[start Supplied information]

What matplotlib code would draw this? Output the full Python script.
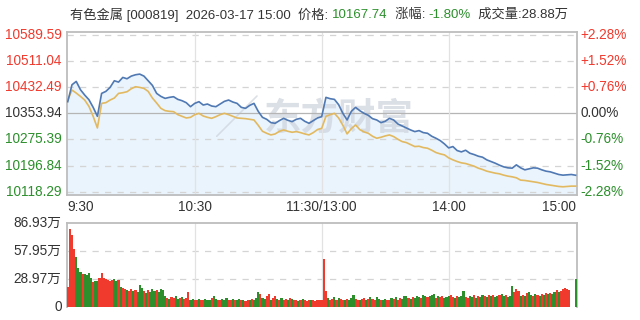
import numpy as np
import matplotlib
matplotlib.use("Agg")
import matplotlib.pyplot as plt

FONT = ['Liberation Sans', 'Noto Sans CJK SC', 'DejaVu Sans']
plt.rcParams['font.family'] = FONT

# ---- data ----
prev_close = 10353.94
price_ticks = [10589.59, 10511.04, 10432.49, 10353.94, 10275.39, 10196.84, 10118.29]
pct_labels = ['+2.28%', '+1.52%', '+0.76%', '0.00%', '-0.76%', '-1.52%', '-2.28%']
time_labels = ['9:30', '10:30', '11:30/13:00', '14:00', '15:00']
time_pos = [0, 60, 120, 180, 240]
vol_ticks = [0, 28.97, 57.95, 86.93]
vol_labels = ['0', '28.97万', '57.95万', '86.93万']

# index, sampled every 2 minutes (0..240)
index_price = [
    10389, 10440, 10450, 10425, 10409, 10395, 10372, 10345, 10414, 10420,
    10432, 10452, 10448, 10462, 10458, 10466, 10470, 10472, 10466, 10452,
    10438, 10414, 10405, 10399, 10402, 10404, 10396, 10392, 10386, 10374,
    10384, 10389, 10379, 10382, 10376, 10374, 10382, 10390, 10394, 10388,
    10384, 10372, 10369, 10378, 10384, 10360, 10342, 10336, 10326, 10324,
    10332, 10339, 10333, 10329, 10336, 10339, 10330, 10324, 10332, 10340,
    10344, 10402, 10398, 10396, 10380, 10354, 10334, 10360, 10372, 10362,
    10354, 10348, 10338, 10334, 10326, 10330, 10339, 10334, 10322, 10316,
    10310, 10304, 10299, 10302, 10296, 10294, 10285, 10279, 10272, 10262,
    10250, 10254, 10242, 10238, 10243, 10234, 10230, 10225, 10222, 10214,
    10209, 10204, 10198, 10193, 10190, 10189, 10199, 10190, 10184, 10187,
    10190, 10189, 10184, 10180, 10178, 10174, 10170, 10168, 10169, 10170,
    10167.74,
]
avg_price = [
    10394, 10424, 10415, 10405, 10394, 10375, 10345, 10310, 10384, 10386,
    10394, 10400, 10414, 10416, 10419, 10428, 10434, 10432, 10429, 10420,
    10400, 10385, 10369, 10362, 10360, 10359, 10350, 10345, 10340, 10342,
    10350, 10354, 10346, 10342, 10339, 10344, 10350, 10354, 10350, 10345,
    10340, 10339, 10338, 10336, 10334, 10318, 10300, 10294, 10289, 10292,
    10300, 10304, 10300, 10297, 10299, 10296, 10292, 10289, 10296, 10305,
    10309, 10345, 10350, 10354, 10340, 10318, 10292, 10308, 10319, 10305,
    10298, 10294, 10285, 10279, 10282, 10286, 10289, 10284, 10276, 10269,
    10266, 10260, 10254, 10255, 10251, 10249, 10243, 10236, 10232, 10229,
    10220, 10214, 10209, 10205, 10203, 10199, 10195, 10189, 10185, 10180,
    10177, 10174, 10172, 10168, 10165, 10163, 10160, 10153, 10152, 10150,
    10148, 10146, 10143, 10140, 10138, 10136, 10134, 10133, 10134, 10135,
    10135,
]

# volume per minute, in 万
volume = [
    21, 80, 74, 60, 52, 40, 36, 34, 34, 33,
    35, 30, 26, 27, 27, 30, 35, 30, 29, 28,
    27, 28, 29, 27, 28, 21, 20, 19, 18, 17,
    19, 17, 18, 16, 23, 20, 17, 15, 18, 16,
    19, 17, 18, 16, 19, 18, 12, 10, 9, 11,
    10, 12, 9, 10, 11, 9, 10, 16, 8, 9,
    7, 8, 9, 7, 8, 9, 7, 8, 10, 12,
    9, 8, 7, 9, 8, 10, 8, 7, 9, 8,
    7, 9, 8, 7, 6, 8, 7, 9, 8, 10,
    16, 14, 10, 9, 12, 14, 8, 10, 12, 9,
    8, 10, 7, 9, 8, 10, 9, 7, 8, 6,
    8, 9, 7, 6, 8, 7, 7, 6, 8, 7,
    8, 50, 17, 10, 8, 9, 11, 8, 10, 9,
    8, 7, 9, 8, 10, 13, 9, 8, 7, 9,
    10, 8, 9, 11, 9, 8, 11, 9, 7, 8,
    9, 7, 8, 10, 9, 11, 8, 10, 9, 12,
    12, 10, 9, 11, 10, 12, 11, 10, 13, 12,
    11, 12, 13, 14, 10, 12, 11, 12, 10, 11,
    12, 13, 11, 10, 12, 11, 12, 17, 11, 10,
    12, 11, 13, 10, 12, 11, 13, 12, 11, 13,
    12, 13, 11, 12, 13, 14, 12, 13, 11, 12,
    22, 16, 19, 17, 12, 13, 12, 15, 16, 13,
    12, 14, 13, 12, 14, 13, 15, 14, 15, 14,
    16, 18, 16, 17, 19, 20, 19, 18, 0, 0,
    28.88,
]
vol_dir = (
    "rrrrgggrgg" "ggrggrrrrr" "rrggrgrrgr" "rgrgggrgrg" "ggrggggrgr"
    "rggrgrrrgg" "rrgrrgggrg" "grrgggrrgr" "ggrgrrgrgg" "grggrrgrrg"
    "rgrrgrgrrg" "rgrrrgrrrr" "rrrgrrgrgr" "rgrgggrrgr" "rgrgrrggrg"
    "grrgrgrrgg" "grgrgggrgg" "rgggrgrrgg" "grrgrgggrr" "ggrgrggrgr"
    "grggrggrgg" "grrrgrgrgg" "rgrgrgrgrg" "grgrrrrrrr" "g"
)

RED = '#f03a2e'
GREEN = '#2c8f2c'
DARK = '#333333'
GRID = '#d4d4d4'
BORDER = '#bdbdbd'

fig = plt.figure(figsize=(6.4, 3.2), dpi=100)
ax = fig.add_axes([66.7 / 640, 1 - 195 / 320, 510 / 640, 163.3 / 320])
axv = fig.add_axes([66.7 / 640, 1 - 307.3 / 320, 510 / 640, 84.6 / 320])

# ---- price panel ----
xp = np.arange(0, 241, 2)
ylo, yhi = 10118.29 - 10, 10589.59 + 10
ax.fill_between(xp, index_price, ylo, color='#eaf4fc', zorder=1)
# watermark
ax.text(128, 10334, '东方财富', fontsize=27, fontweight='bold', style='italic',
        color='#cfd5de', alpha=0.75, ha='center', va='center', zorder=1.5)
ax.text(80, 10334, '╱', fontsize=30, fontweight='bold',
        color='#cfd5de', alpha=0.75, ha='center', va='center', zorder=1.5)
ax.plot(xp, avg_price, color='#e2b960', lw=1.2, zorder=3)
ax.plot(xp, index_price, color='#5079b3', lw=1.2, zorder=4)
for v in price_ticks:
    if v == prev_close:
        ax.axhline(v, color='#b5b5b5', lw=0.9, zorder=2)
    else:
        ax.axhline(v, color=GRID, lw=0.9, ls=(0, (5, 5)), zorder=2)
for t in time_pos[1:-1]:
    ax.axvline(t, color='#e2e2e2', lw=0.9, zorder=2)
ax.set_xlim(-0.5, 240.5)
ax.set_ylim(ylo, yhi)
ax.set_xticks([])
ax.set_yticks([])
for s in ax.spines.values():
    s.set_color(BORDER)
    s.set_linewidth(1.3)

for v, lab in zip(price_ticks, pct_labels):
    c = RED if v > prev_close else (GREEN if v < prev_close else DARK)
    ax.text(-0.010, v, f'{v:.2f}', transform=ax.get_yaxis_transform(),
            ha='right', va='center', color=c, fontsize=9.8)
    ax.text(1.008, v, lab, transform=ax.get_yaxis_transform(),
            ha='left', va='center', color=c, fontsize=9.8)

# ---- volume panel ----
bar_colors = [RED if d == 'r' else GREEN for d in vol_dir]
axv.bar(np.arange(len(volume)), volume, width=1.0, color=bar_colors, zorder=3)
for v in vol_ticks[1:3]:
    axv.axhline(v, color=GRID, lw=0.9, ls=(0, (5, 5)), zorder=1)
for t in time_pos[1:-1]:
    axv.axvline(t, color='#e2e2e2', lw=0.9, zorder=1)
axv.set_xlim(-0.5, 240.5)
axv.set_ylim(0, 86.93)
axv.set_xticks([])
axv.set_yticks([])
for k, s in axv.spines.items():
    s.set_color(BORDER)
    s.set_linewidth(1.3)
axv.spines['bottom'].set_visible(False)

for v, lab in zip(vol_ticks, vol_labels):
    axv.text(-0.010, v, lab, transform=axv.get_yaxis_transform(),
             ha='right', va='center', color=DARK, fontsize=9.8)

for t, lab in zip(time_pos, time_labels):
    ha = 'left' if t == 0 else ('right' if t == 240 else 'center')
    axv.text(t, 1.19, lab, transform=axv.get_xaxis_transform(),
             ha=ha, va='center', color=DARK, fontsize=9.8)

# ---- title made of coloured pieces ----
pieces = [
    ('有色金属 [000819]  2026-03-17 15:00  价格: ', DARK),
    ('10167.74', GREEN),
    ('  涨幅: ', DARK),
    ('-1.80%', GREEN),
    ('  成交量:28.88万', DARK),
]
renderer = fig.canvas.get_renderer()
texts = [fig.text(0, 1 - 15 / 320, s, color=c, fontsize=9.5, va='center', ha='left')
         for s, c in pieces]
widths = [t.get_window_extent(renderer).width for t in texts]
x = 319 - sum(widths) / 2
for t, w in zip(texts, widths):
    t.set_x(x / 640)
    x += w

fig.savefig('out.png', dpi=100)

[end Supplied information]

Skip the pictures, please, and transcribe only the lines from the beginning of the material through the one that contains "vol_labels = ['0', '28.97万', '57.95万', '86.93万']".

What matplotlib code would draw this? Output the full Python script.
import numpy as np
import matplotlib
matplotlib.use("Agg")
import matplotlib.pyplot as plt

FONT = ['Liberation Sans', 'Noto Sans CJK SC', 'DejaVu Sans']
plt.rcParams['font.family'] = FONT

# ---- data ----
prev_close = 10353.94
price_ticks = [10589.59, 10511.04, 10432.49, 10353.94, 10275.39, 10196.84, 10118.29]
pct_labels = ['+2.28%', '+1.52%', '+0.76%', '0.00%', '-0.76%', '-1.52%', '-2.28%']
time_labels = ['9:30', '10:30', '11:30/13:00', '14:00', '15:00']
time_pos = [0, 60, 120, 180, 240]
vol_ticks = [0, 28.97, 57.95, 86.93]
vol_labels = ['0', '28.97万', '57.95万', '86.93万']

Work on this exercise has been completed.